Paul Ryan is due to return to Capitol Hill Thursday for the first time since Mitt Romney selected the Wisconsin Republican as his running mate to vote on a short-term spending plan to keep government operations funded through March.
Ryan, the House Budget chairman, is expected to vote in favor of the plan even though his budget plan passed by the House last spring had almost $20 billion less in spending.
As brief or dramatic as Ryan’s visit may be, recent history reminds us that the return of a vice presidential candidate to his congressional perch, while not unprecedented — Joe Biden did it — is fairly uncommon.
“It was one of his first votes since becoming the Democratic vice presidential nominee, but that doesn’t mean he hasn’t been keeping a hand in Senate business from the campaign trail,” reporter Kristin Harly with Biden’s hometown News Journal wrote on Oct. 2, 2008. (Harly noted that several Biden-sponsored measures had passed or moved through the committee process in the Senate.)
As was his custom, Biden took the train from his Delaware home to Washington: “Holding a cup of coffee and talking on his cell phone, Biden boarded the train around 6:30 p.m., with Secret Service agents at his side.
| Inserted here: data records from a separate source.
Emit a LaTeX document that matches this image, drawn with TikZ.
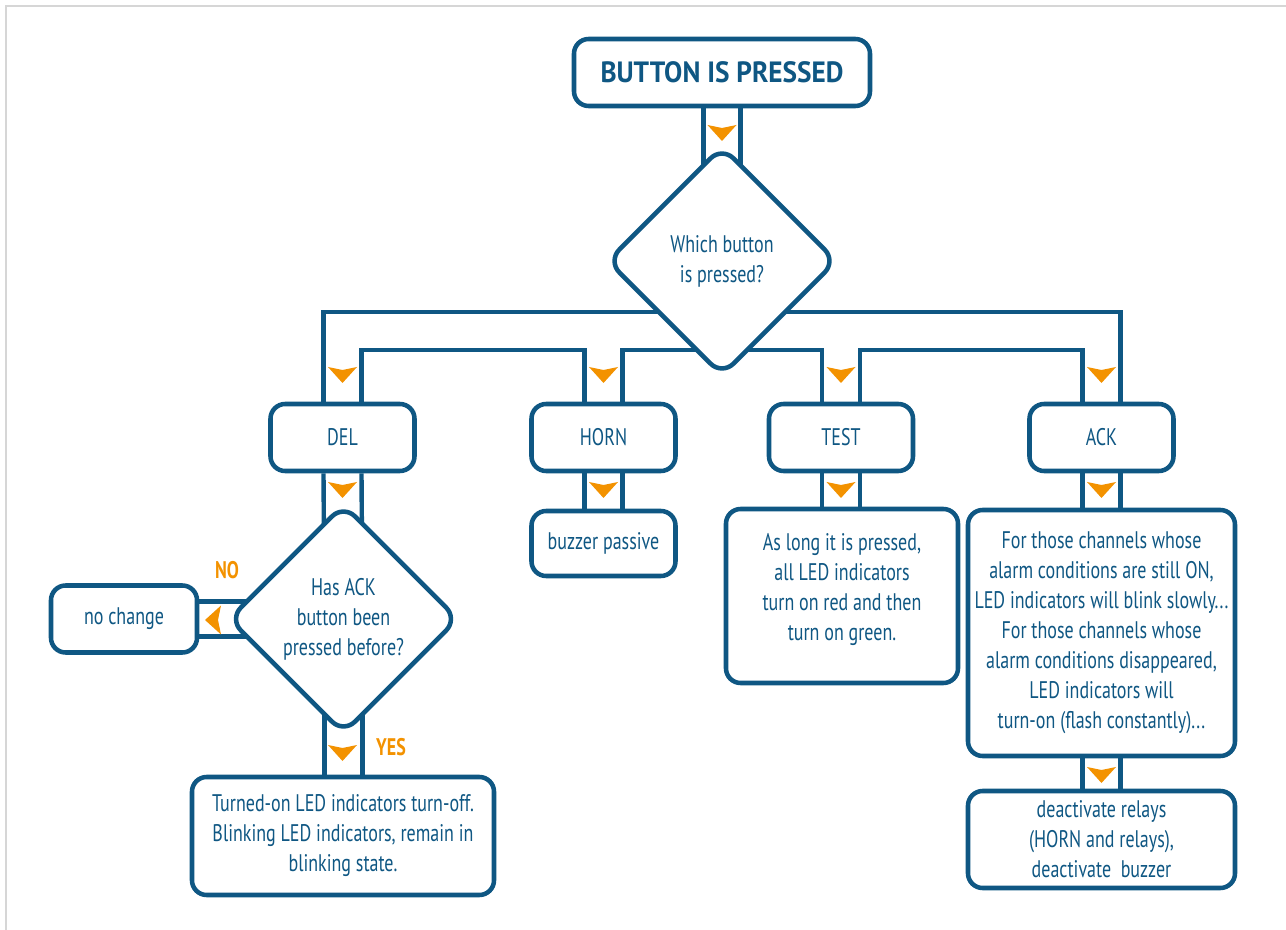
\documentclass[tikz,border=0pt]{standalone}
\usepackage{fontspec}
\setmainfont{PT Sans}[FakeStretch=0.75]
\newfontfamily\titlefont{PT Sans}[FakeStretch=0.93]
\usetikzlibrary{shapes.geometric,calc}
\definecolor{dblue}{HTML}{0F5783}
\definecolor{orng}{HTML}{F39200}
\definecolor{framegray}{HTML}{D6D6D6}
\newdimen\px \px=0.75pt
\pgfdeclarelayer{bg}
\pgfsetlayers{bg,main}
\tikzset{
  boxnode/.style={draw=dblue, line width=3.4pt, rounded corners=11pt, fill=white, text=dblue, align=center, inner sep=0pt, font=\fontsize{18}{22.5}\selectfont},
  decision/.style={boxnode, shape=diamond, aspect=1, minimum width=230\px, minimum height=230\px, rounded corners=12pt},
  txt/.style={text=dblue, align=center, inner sep=0pt, font=\fontsize{18}{22.5}\selectfont},
  pipe/.style={draw=dblue, line width=3.3pt},
  lbl/.style={text=orng, inner sep=0pt, font=\fontsize{18}{20}\selectfont\bfseries},
  tridown/.pic={\fill[orng] (-14.5,-8) -- (0,-5) -- (14.5,-8) -- (0,8) -- cycle;},
  trileft/.pic={\fill[orng] (8,-14.5) -- (5,0) -- (8,14.5) -- (-8,0) -- cycle;},
}
\begin{document}
\begin{tikzpicture}[x=0.75pt,y=-0.75pt]
\useasboundingbox (0,0) rectangle (1286,930);
\draw[framegray, line width=1.5pt] (6,935) -- (6,6) -- (1292,6);

\node[boxnode, minimum width=296\px, minimum height=67\px, font=\fontsize{22}{26}\titlefont\bfseries] (start) at (722,72.5) {BUTTON IS PRESSED};
\node[decision] (q1) at (722,261) {Which button\\is pressed?};
\node[boxnode, minimum width=144\px, minimum height=67\px] (del) at (342.5,437.5) {DEL};
\node[boxnode, minimum width=144\px, minimum height=67\px] (horn) at (603.5,437.5) {HORN};
\node[boxnode, minimum width=144\px, minimum height=67\px] (test) at (841,437.5) {TEST};
\node[boxnode, minimum width=144\px, minimum height=67\px] (ack) at (1101.5,437.5) {ACK};
\node[boxnode, minimum width=144\px, minimum height=65\px] (buzz) at (603.5,543.5) {buzzer passive};
\node[boxnode, minimum width=232\px, minimum height=174\px] (testbox) at (842,596) {};
\node[txt] (testtxt) at (842,590) {As long it is pressed,\\all LED indicators\\turn on red and then\\turn on green.};
\node[boxnode, minimum width=267\px, minimum height=246\px] (ackbox) at (1101.5,633) {};
\node[txt] (acktxt) at (1101.5,633) {For those channels whose\\alarm conditions are still ON,\\LED indicators will blink slowly...\\For those channels whose\\alarm conditions disappeared,\\LED indicators will\\turn-on (flash constantly)...};
\node[boxnode, minimum width=267\px, minimum height=97\px] (deact) at (1101.5,839.5) {deactivate relays\\(HORN and relays),\\deactivate\ \ buzzer};
\node[decision] (q2) at (343.5,619) {Has ACK\\button been\\pressed before?};
\node[boxnode, minimum width=146\px, minimum height=67\px] (nochg) at (124,619) {no change};
\node[boxnode, minimum width=302\px, minimum height=118\px] (final) at (343,836) {Turned-on LED indicators turn-off.\\Blinking LED indicators, remain in\\blinking state.};
\node[lbl] (no) at (227,570) {NO};
\node[lbl] (yes) at (391,747) {YES};

\coordinate (bo) at (722,312);
\coordinate (bi) at (722,350);

\begin{pgfonlayer}{bg}
\draw[pipe] ($(start.south)+(-18.5,0)$) -- ($(q1.center)+(-18.5,0)$);
\draw[pipe] ($(start.south)+(18.5,0)$) -- ($(q1.center)+(18.5,0)$);
\draw[pipe] ($(del.north)+(-19,0)$) |- (bo) -| ($(ack.north)+(19,0)$);
\draw[pipe] ($(del.north)+(19,0)$) |- ($(bi -| horn.north)+(-19,0)$) -- ($(horn.north)+(-19,0)$);
\draw[pipe] ($(horn.north)+(19,0)$) |- ($(bi -| test.north)+(-19,0)$) -- ($(test.north)+(-19,0)$);
\draw[pipe] ($(test.north)+(19,0)$) |- ($(bi -| ack.north)+(-19,0)$) -- ($(ack.north)+(-19,0)$);
\foreach \s in {-19,19}{
  \draw[pipe] ($(del.south)+(\s,0)$) -- ($(q2.center)+(\s,0)$);
  \draw[pipe] ($(horn.south)+(\s,0)$) -- ($(buzz.north)+(\s,0)$);
  \draw[pipe] ($(test.south)+(\s,0)$) -- ($(test.south |- testbox.north)+(\s,0)$);
  \draw[pipe] ($(ack.south)+(\s,0)$) -- ($(ackbox.north)+(\s,0)$);
  \draw[pipe] ($(ackbox.south)+(\s,0)$) -- ($(deact.north)+(\s,0)$);
  \draw[pipe] ($(q2.center)+(\s,0)$) -- ($(q2.center |- final.north)+(\s,0)$);
}
\draw[pipe] ($(nochg.east)+(0,-17.5)$) -- ($(q2.center)+(0,-17.5)$);
\draw[pipe] ($(nochg.east)+(0,17.5)$) -- ($(q2.center)+(0,17.5)$);
\end{pgfonlayer}

\pic at (722,133) {tridown};
\pic at (342.5,375) {tridown};
\pic at (603.5,375) {tridown};
\pic at (841,375) {tridown};
\pic at (1101.5,375) {tridown};
\pic at (342.5,490) {tridown};
\pic at (603.5,490) {tridown};
\pic at (841,490) {tridown};
\pic at (1101.5,490) {tridown};
\pic at (342.5,753) {tridown};
\pic at (1101.5,775) {tridown};
\pic at (213,620) {trileft};
\end{tikzpicture}
\end{document}
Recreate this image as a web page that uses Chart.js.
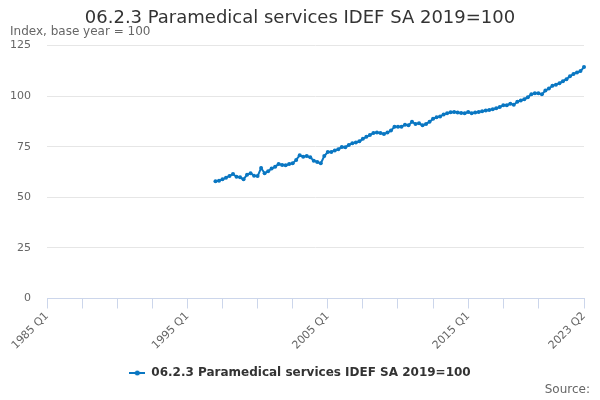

Later, he made a brief public appearance, walking to the dining car to shake hands with passengers and chat,” Harly reported.
The bank bailout measure passed the Senate 74 to 25 with support from Biden, then-Sen. Barack Obama (D-Ill.) and his 2008 rival, Sen. John McCain (R-Ariz.).
But other recent vice presidential candidates have stayed away from Capitol Hill after being nominated.
In 2004, Sen. John F. Kerry (D-Mass.) chose then-Sen. John Edwards (D-N.C.) as his running mate on July 6. After that, neither Kerry nor Edwards returned to the Senate to vote on anything. The two missed all the votes until Nov. 16, after Election Day had come and gone.
Same thing in 2000, when Vice President Al Gore tapped Sen. Joseph I. Lieberman (I-Conn.) as his number two. According to travel and vote records, Lieberman never returned to Washington during the final months of the 2000 campaign to vote on bills — partly because Senate Democrats enjoyed a larger majority at the time.
Among presidential candidates, McCain continued to serve in the Senate while mounting his 2008 presidential campaign. In 1996, then-Senate Majority Leader Robert Dole (R-Kan.) resigned his seat in order to focus full-time on his campaign against President Bill Clinton.